> Exercise objective: From the top of the entries, reproduce each line exactly, stopping after the line that contains "var categories = ['Two-level". Omit pictures.
-------- Records shown
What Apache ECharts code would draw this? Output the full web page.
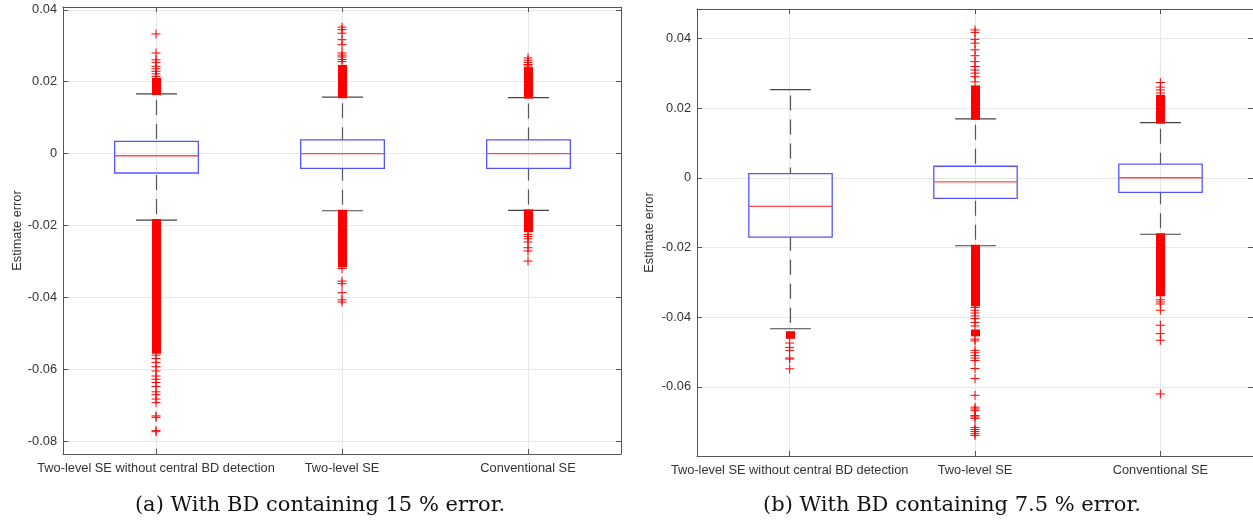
<!DOCTYPE html>
<html>
<head>
<meta charset="utf-8">
<style>
    html, body { margin: 0; padding: 0; background: #fff; }
    #chart { width: 1253px; height: 522px; }
</style>
<script src="https://cdn.jsdelivr.net/npm/echarts@6/dist/echarts.min.js"></script>
</head>
<body>
<div id="chart"></div>
<script>
(function () {
    'use strict';

    var categories = ['Two-level SE without central BD detection', 'Two-level SE', 'Conventional SE'];

    // per category: [lower whisker, q1, median, q3, upper whisker]
    var boxesA = [
        [-0.0185, -0.0054, -0.0006, 0.0034, 0.0166],
        [-0.0159, -0.0041, 0.0000, 0.0038, 0.0157],
        [-0.0158, -0.0041, 0.0000, 0.0038, 0.0156]
    ];
    var boxesB = [
        [-0.0433, -0.0170, -0.0082, 0.0012, 0.0253],
        [-0.0195, -0.0059, -0.0012, 0.0033, 0.0169],
        [-0.0162, -0.0042, 0.0000, 0.0039, 0.0158]
    ];

    // runs of outliers so dense they merge: [category, from, to]
    var denseA = [
        [0, 0.0166, 0.0208], [0, -0.0185, -0.0554],
        [1, 0.0157, 0.0244], [1, -0.0159, -0.0314],
        [2, 0.0156, 0.0238], [2, -0.0158, -0.0216]
    ];
    var denseB = [
        [0, -0.0443, -0.0459],
        [1, 0.0169, 0.0262], [1, -0.0195, -0.0366], [1, -0.0438, -0.0452],
        [2, 0.0158, 0.0235], [2, -0.0162, -0.0337]
    ];

    // single outliers per category
    var outliersA = [
        [0.0333, 0.0280, 0.0261, 0.0254, 0.0243, 0.0236, 0.0229, 0.0222, 0.0215,
            -0.0561, -0.0570, -0.0581, -0.0593, -0.0605, -0.0619, -0.0628, -0.0637, -0.0648,
            -0.0663, -0.0671, -0.0683, -0.0693, -0.0730, -0.0734, -0.0771, -0.0774],
        [0.0352, 0.0345, 0.0335, 0.0317, 0.0303, 0.0280, 0.0274, 0.0269, 0.0262, 0.0256,
            -0.0320, -0.0355, -0.0362, -0.0387, -0.0407, -0.0413],
        [0.0266, 0.0260, 0.0254, 0.0248, 0.0244,
            -0.0225, -0.0231, -0.0237, -0.0246, -0.0262, -0.0271, -0.0299]
    ];
    var outliersB = [
        [-0.0474, -0.0487, -0.0495, -0.0517, -0.0520, -0.0548],
        [0.0424, 0.0417, 0.0397, 0.0386, 0.0367, 0.0350, 0.0333, 0.0319, 0.0309, 0.0300, 0.0290, 0.0275,
            -0.0372, -0.0380, -0.0388, -0.0396, -0.0404, -0.0415, -0.0425, -0.0463, -0.0468,
            -0.0495, -0.0502, -0.0510, -0.0517, -0.0524, -0.0547, -0.0576, -0.0624,
            -0.0658, -0.0663, -0.0668, -0.0682, -0.0686, -0.0690, -0.0716, -0.0722, -0.0728, -0.0734, -0.0739],
        [0.0273, 0.0260, 0.0252, 0.0243,
            -0.0350, -0.0356, -0.0362, -0.0380, -0.0423, -0.0447, -0.0466, -0.0620]
    ];

    var yTicksA = { min: -0.0836, max: 0.0408 };
    var yTicksB = { min: -0.0798, max: 0.0484 };

    var captionA = '(a) With BD containing 15 % error.';
    var captionB = '(b) With BD containing 7.5 % error.';

    var font = 'Liberation Sans';
    var axisColor = '#555';
    var textColor = '#333';
    var gridColor = '#e8e8e8';

    var plusSymbol = 'path://M0,5L10,5M5,0L5,10';

    var renderBox = function (params, api) {
        var x = api.value(0);
        var lo = api.coord([x, api.value(1)]);
        var q1 = api.coord([x, api.value(2)]);
        var med = api.coord([x, api.value(3)]);
        var q3 = api.coord([x, api.value(4)]);
        var hi = api.coord([x, api.value(5)]);
        var band = api.size([1, 0])[0];
        var bw = band * 0.45;
        var cw = band * 0.22;
        var cx = Math.round(lo[0]) + 0.5;
        var whisker = { stroke: '#555', lineWidth: 1.2, lineDash: [15, 9] };
        var cap = { stroke: '#444', lineWidth: 1.2 };
        return {
            type: 'group',
            children: [
                { type: 'line', shape: { x1: cx, y1: hi[1] + 6, x2: cx, y2: q3[1] }, style: whisker },
                { type: 'line', shape: { x1: cx, y1: lo[1] - 6, x2: cx, y2: q1[1] }, style: whisker },
                { type: 'line', shape: { x1: cx - cw / 2, y1: hi[1], x2: cx + cw / 2, y2: hi[1] }, style: cap },
                { type: 'line', shape: { x1: cx - cw / 2, y1: lo[1], x2: cx + cw / 2, y2: lo[1] }, style: cap },
                {
                    type: 'rect',
                    shape: { x: cx - bw / 2, y: q3[1], width: bw, height: q1[1] - q3[1] },
                    style: { fill: 'none', stroke: '#5555ff', lineWidth: 1.3 }
                },
                {
                    type: 'line',
                    shape: { x1: cx - bw / 2, y1: med[1], x2: cx + bw / 2, y2: med[1] },
                    style: { stroke: '#ff4a4a', lineWidth: 1.3 }
                }
            ]
        };
    };

    var renderDense = function (params, api) {
        var x = api.value(0);
        var a = api.coord([x, api.value(1)]);
        var b = api.coord([x, api.value(2)]);
        var cx = Math.round(a[0]) + 0.5;
        var top = Math.min(a[1], b[1]) - 1;
        var bottom = Math.max(a[1], b[1]) + 1;
        return {
            type: 'rect',
            shape: { x: cx - 4.5, y: top, width: 9, height: bottom - top },
            style: { fill: '#ff0000' }
        };
    };

    var boxData = function (boxes) {
        return boxes.map(function (b, i) {
            return [i + 1].concat(b);
        });
    };

    var denseData = function (runs) {
        return runs.map(function (r) {
            return [r[0] + 1, r[1], r[2]];
        });
    };

    var outlierData = function (lists) {
        var data = [];
        lists.forEach(function (list, i) {
            list.forEach(function (v) {
                data.push([i + 1, v]);
            });
        });
        return data;
    };

    var xAxes = function (gridIndex) {
        return [{
            gridIndex: gridIndex,
            type: 'value',
            min: 0.5,
            max: 3.5,
            splitNumber: 3,
            minInterval: 1,
            maxInterval: 1,
            axisLine: { show: true, onZero: false, lineStyle: { color: axisColor } },
            axisTick: { show: true, inside: true, length: 5, lineStyle: { color: axisColor } },
            axisLabel: {
                showMinLabel: false,
                showMaxLabel: false,
                margin: 8,
                color: textColor,
                fontSize: 12.8,
                fontFamily: font,
                formatter: function (v) {
                    return Math.abs(v - Math.round(v)) < 1e-6 ? (categories[Math.round(v) - 1] || '') : '';
                }
            },
            splitLine: { show: true, lineStyle: { color: gridColor } }
        }, {
            gridIndex: gridIndex,
            type: 'value',
            position: 'top',
            min: 0.5,
            max: 3.5,
            splitNumber: 3,
            minInterval: 1,
            maxInterval: 1,
            axisLine: { show: true, onZero: false, lineStyle: { color: axisColor } },
            axisTick: { show: true, inside: true, length: 5, lineStyle: { color: axisColor } },
            axisLabel: { show: false },
            splitLine: { show: false }
        }];
    };

    var yAxes = function (gridIndex, ticks, nameGap) {
        return [{
            gridIndex: gridIndex,
            type: 'value',
            min: ticks.min,
            max: ticks.max,
            splitNumber: 6,
            minInterval: 0.02,
            maxInterval: 0.02,
            name: 'Estimate error',
            nameLocation: 'middle',
            nameRotate: 90,
            nameGap: nameGap,
            nameTextStyle: { color: textColor, fontSize: 12.8, fontFamily: font },
            axisLine: { show: true, onZero: false, lineStyle: { color: axisColor } },
            axisTick: { show: true, inside: true, length: 5, lineStyle: { color: axisColor } },
            axisLabel: {
                showMinLabel: false,
                showMaxLabel: false,
                margin: 6,
                color: textColor,
                fontSize: 12.8,
                fontFamily: font,
                formatter: function (v) {
                    return String(+v.toFixed(4));
                }
            },
            splitLine: { show: true, lineStyle: { color: gridColor } }
        }, {
            gridIndex: gridIndex,
            type: 'value',
            position: 'right',
            min: ticks.min,
            max: ticks.max,
            splitNumber: 6,
            minInterval: 0.02,
            maxInterval: 0.02,
            axisLine: { show: true, onZero: false, lineStyle: { color: axisColor } },
            axisTick: { show: true, inside: true, length: 5, lineStyle: { color: axisColor } },
            axisLabel: { show: false },
            splitLine: { show: false }
        }];
    };

    var seriesFor = function (index, boxes, dense, outliers) {
        return [{
            type: 'custom',
            xAxisIndex: index * 2,
            yAxisIndex: index * 2,
            renderItem: renderDense,
            data: denseData(dense),
            z: 3
        }, {
            type: 'scatter',
            xAxisIndex: index * 2,
            yAxisIndex: index * 2,
            symbol: plusSymbol,
            symbolSize: 9,
            itemStyle: { color: 'none', borderColor: '#ff0000', borderWidth: 1, opacity: 1 },
            data: outlierData(outliers),
            silent: true,
            z: 3
        }, {
            type: 'custom',
            xAxisIndex: index * 2,
            yAxisIndex: index * 2,
            renderItem: renderBox,
            data: boxData(boxes),
            z: 2
        }];
    };

    var chart = echarts.init(document.getElementById('chart'));

    chart.setOption({
        animation: false,
        grid: [
            { left: 63, top: 7, width: 558, height: 447 },
            { left: 697, top: 9, width: 558, height: 447 }
        ],
        xAxis: xAxes(0).concat(xAxes(1)),
        yAxis: yAxes(0, yTicksA, 37).concat(yAxes(1, yTicksB, 41)),
        series: seriesFor(0, boxesA, denseA, outliersA).concat(seriesFor(1, boxesB, denseB, outliersB)),
        graphic: [{
            type: 'text',
            style: {
                x: 320,
                y: 506,
                text: captionA,
                textAlign: 'center',
                textVerticalAlign: 'middle',
                font: '21px "DejaVu Serif"',
                fill: '#111'
            }
        }, {
            type: 'text',
            style: {
                x: 952,
                y: 506,
                text: captionB,
                textAlign: 'center',
                textVerticalAlign: 'middle',
                font: '21px "DejaVu Serif"',
                fill: '#111'
            }
        }]
    });
}());
</script>
</body>
</html>
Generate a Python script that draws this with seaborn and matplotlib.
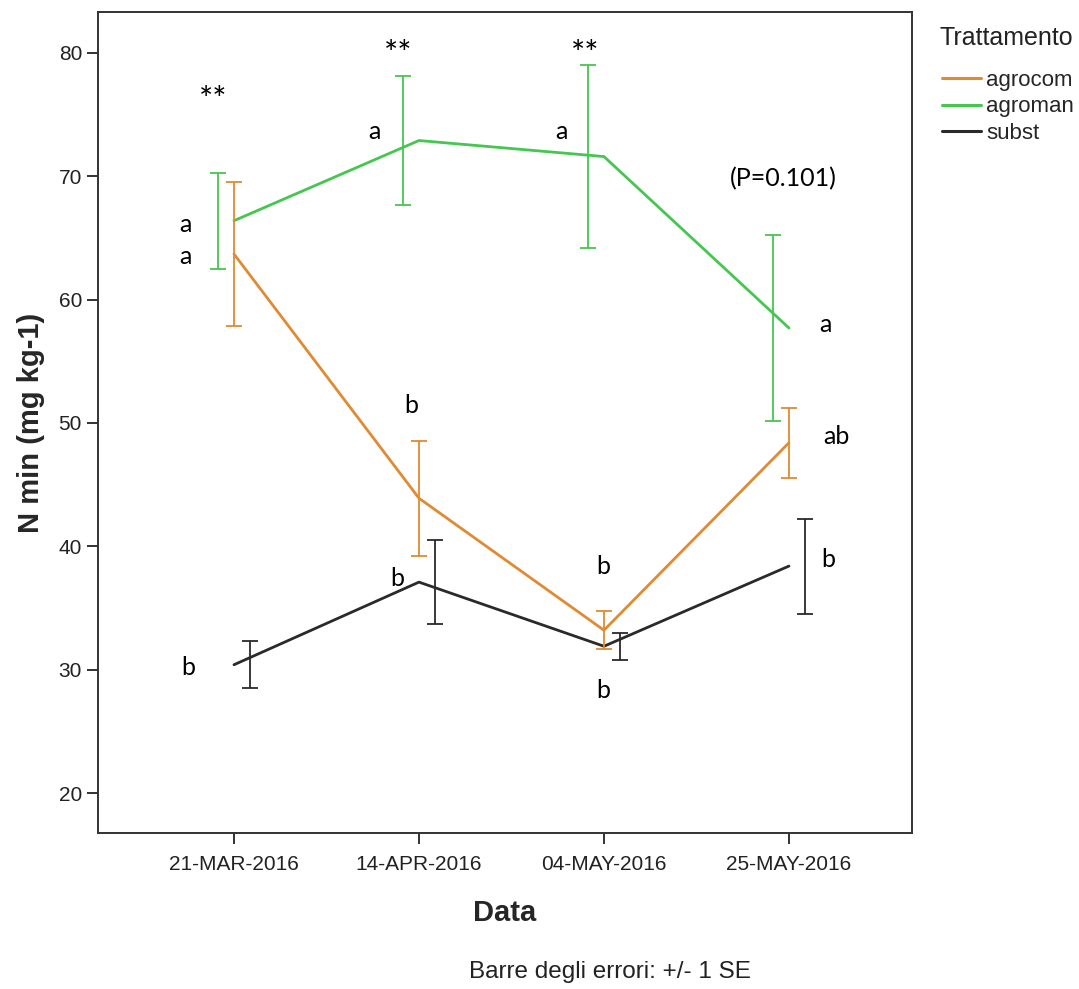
import numpy as np
import pandas as pd
import seaborn as sns
import matplotlib
matplotlib.use("Agg")
import matplotlib.pyplot as plt

# ---- data ----
dates = ["21-MAR-2016", "14-APR-2016", "04-MAY-2016", "25-MAY-2016"]
groups = ["agrocom", "agroman", "subst"]
agrocom_mean = [63.7, 43.9, 33.2, 48.4]
agrocom_se = [5.85, 4.65, 1.55, 2.85]
agroman_mean = [66.4, 72.9, 71.6, 57.7]
agroman_se = [3.9, 5.25, 7.45, 7.55]
subst_mean = [30.4, 37.1, 31.9, 38.4]
subst_se = [1.9, 3.4, 1.1, 3.85]

# significance letters: (text, category index, x shift, y value)
ann_text = ["**", "**", "**", "(P=0.101)",
            "a", "a", "a", "a", "a",
            "b", "b", "b", "b", "b", "ab", "b"]
ann_cat = [0, 1, 2, 3, 0, 0, 1, 2, 3, 1, 1, 2, 2, 0, 3, 3]
ann_dx = [-0.11, -0.11, -0.10, -0.03, -0.26, -0.26, -0.24, -0.23, 0.195,
          -0.04, -0.12, -0.005, -0.005, -0.245, 0.255, 0.21]
ann_y = [76.1, 79.8, 79.8, 69.8, 66.1, 63.5, 73.6, 73.6, 58.0,
         51.4, 37.4, 38.4, 28.3, 30.2, 48.9, 38.9]
ann_size = [24, 24, 24, 18, 18, 18, 18, 18, 18, 18, 18, 18, 18, 18, 18, 18]

colors = {"agrocom": "#E08A33", "agroman": "#45C650", "subst": "#2A2A2A"}
dodge = {"agrocom": 0.0, "agroman": -0.087, "subst": 0.087}

means = {"agrocom": agrocom_mean, "agroman": agroman_mean, "subst": subst_mean}
ses = {"agrocom": agrocom_se, "agroman": agroman_se, "subst": subst_se}

df = pd.DataFrame({
    "pos": np.tile(np.arange(len(dates)), len(groups)),
    "N": agrocom_mean + agroman_mean + subst_mean,
    "Trattamento": np.repeat(groups, len(dates)),
})

sns.set_style("white")
plt.rcParams["font.family"] = ["Liberation Sans", "DejaVu Sans"]

fig = plt.figure(figsize=(10.79, 9.89), dpi=100)
ax = fig.add_axes([98 / 1079, 1 - 833 / 989, (912 - 98) / 1079, (833 - 12) / 989])

sns.lineplot(data=df, x="pos", y="N", hue="Trattamento", palette=colors,
             hue_order=groups, linewidth=2.0, errorbar=None, ax=ax)

for g in groups:
    x = np.arange(len(dates)) + dodge[g]
    ax.errorbar(x, means[g], yerr=ses[g], fmt="none", ecolor=colors[g],
                elinewidth=1.3, capsize=5.5, capthick=1.3, zorder=3)

for t, c, dx, y, fs in zip(ann_text, ann_cat, ann_dx, ann_y, ann_size):
    ax.text(c + dx, y, t, ha="center", va="center", fontsize=fs,
            family=["Lato", "DejaVu Sans"], color="black")

ax.set_xlim(-0.735, 3.665)
ax.set_ylim(16.76, 83.32)
ax.set_xticks(range(len(dates)))
ax.set_xticklabels(dates)
ax.set_yticks([20, 30, 40, 50, 60, 70, 80])
ax.tick_params(axis="both", which="major", direction="out", length=8, width=1.3,
               color="#222222", labelsize=15, labelcolor="#222222", bottom=True, left=True)
ax.tick_params(axis="x", pad=8)
for s in ax.spines.values():
    s.set_visible(True)
    s.set_color("#333333")
    s.set_linewidth(1.4)

ax.set_xlabel("Data", fontsize=21, fontweight="bold", labelpad=18)
ax.set_ylabel("N min (mg kg-1)", fontsize=21, fontweight="bold", labelpad=10)

handles, labels = ax.get_legend_handles_labels()
leg = ax.legend(handles, labels, loc="upper left",
                bbox_to_anchor=(942 / 1079, 1 - 70 / 989), bbox_transform=fig.transFigure,
                frameon=False, fontsize=16, handlelength=1.75,
                handletextpad=0.25, labelspacing=0.24, borderpad=0, borderaxespad=0)
for h in leg.get_lines():
    h.set_linewidth(2.2)
fig.text(940 / 1079, 1 - 38 / 989, "Trattamento", ha="left", va="center",
         fontsize=18, color="#222222")

fig.text(610 / 1079, 1 - 972 / 989, "Barre degli errori: +/- 1 SE", ha="center",
         va="center", fontsize=17.5, color="#222222")

fig.savefig("out.png", dpi=100)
----------------
> The answer:
What Apache ECharts code would draw this? Output the full web page.
<!DOCTYPE html>
<html>
<head>
<meta charset="utf-8">
<style>
    html, body { margin: 0; padding: 0; background: #fff; }
    #chart { width: 1253px; height: 522px; }
</style>
<script src="https://cdn.jsdelivr.net/npm/echarts@6/dist/echarts.min.js"></script>
</head>
<body>
<div id="chart"></div>
<script>
(function () {
    'use strict';

    var categories = ['Two-level SE without central BD detection', 'Two-level SE', 'Conventional SE'];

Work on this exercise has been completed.